Opened 16 years ago
Last modified 9 years ago
#516 new enhancement
v.extract slow on large datasets
Reported by: | gisboa | Owned by: | |
---|---|---|---|
Priority: | minor | Milestone: | 6.4.6 |
Component: | Vector | Version: | unspecified |
Keywords: | Cc: | ||
CPU: | All | Platform: | All |
Description
Using v.extract on large datasets is incredibly slow. From a 3,000,000 areas dataset I extracted the first 99 (id<100). It took 12 minutes to extract the geometries, after that it says 'writing attributes' for another 6 minutes. The pg process is a runner-up in top, consuming about 50% cpu time, the remaing 50% goes to v.extract. What is going on here?

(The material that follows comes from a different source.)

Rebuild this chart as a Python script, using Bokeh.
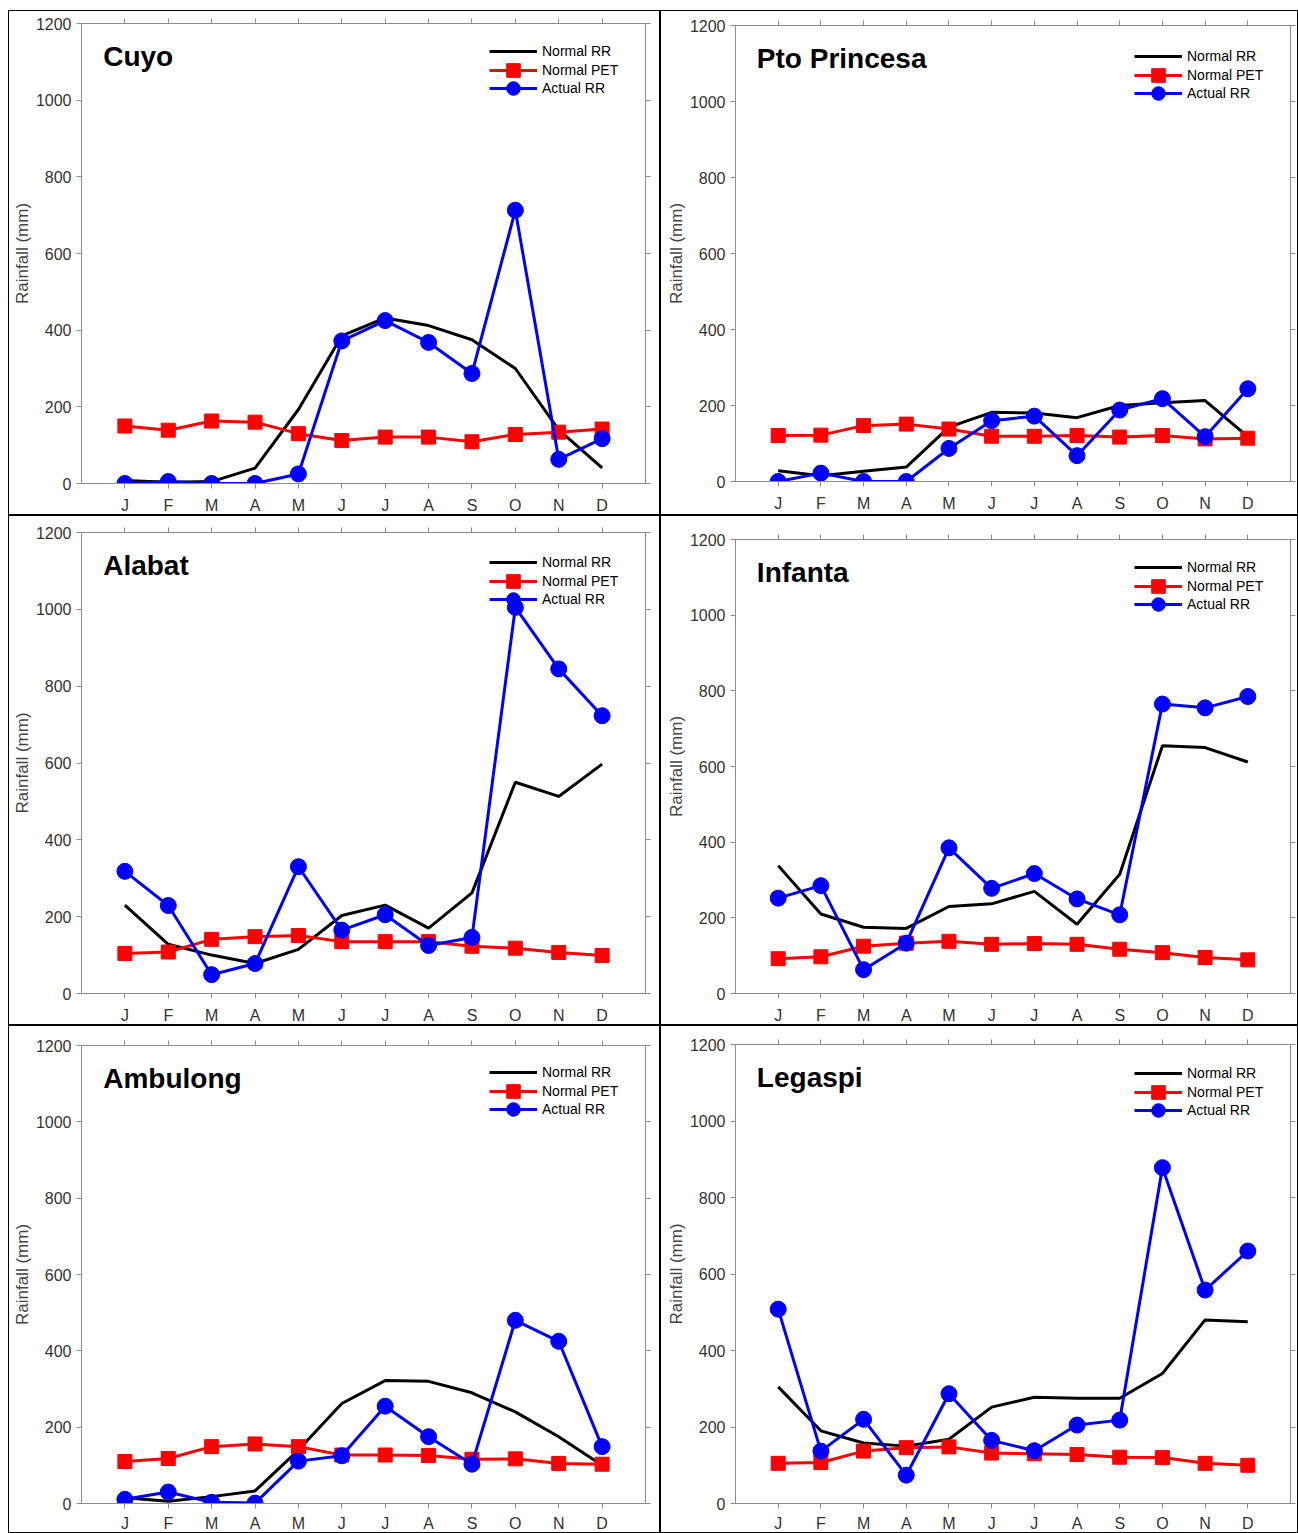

Writing a hundred rows to PostgreSQL should take only a split second. Is this also due to the fact that the geometry index is not in a file? Would this be another reason to implement the file based geometry index? Maybe a few modules should be rewritten to perform a dedicated task on their own, instead of relying on others, if that makes it slow.
Replying to gisboa:
There are probably several reasons for this. The spatial index is built from topology, that can take a bit. The category index used to select features is rather inefficient for large numbers of categories. These two aspects are handled by the vector libs. v.extract itself has potential for speed improvement. Regarding the vector libs, changes of the spatial index and the category index will only be done in grass7. Improving v.extract is possible for grass6, I have some ideas, but I won't get to it soon, and I don't know if anybody else will rewrite v.extract soon.
I think Glynn answered that in his comment to #513.
Probably yes. But that's not easy. There are "off-the-shelf" solutions for that, but 1) someone needs to evaluate these solutions for their suitability for grass, and 2) someone has to implement it.
AFAICT, v.extract does not rely on other modules, it uses library functions only. IMHO, modules should not bypass core libraries. If a particular task is done inefficiently by the core libraries, these libraries need to be improved. A workaround for a specific module would only create a mess.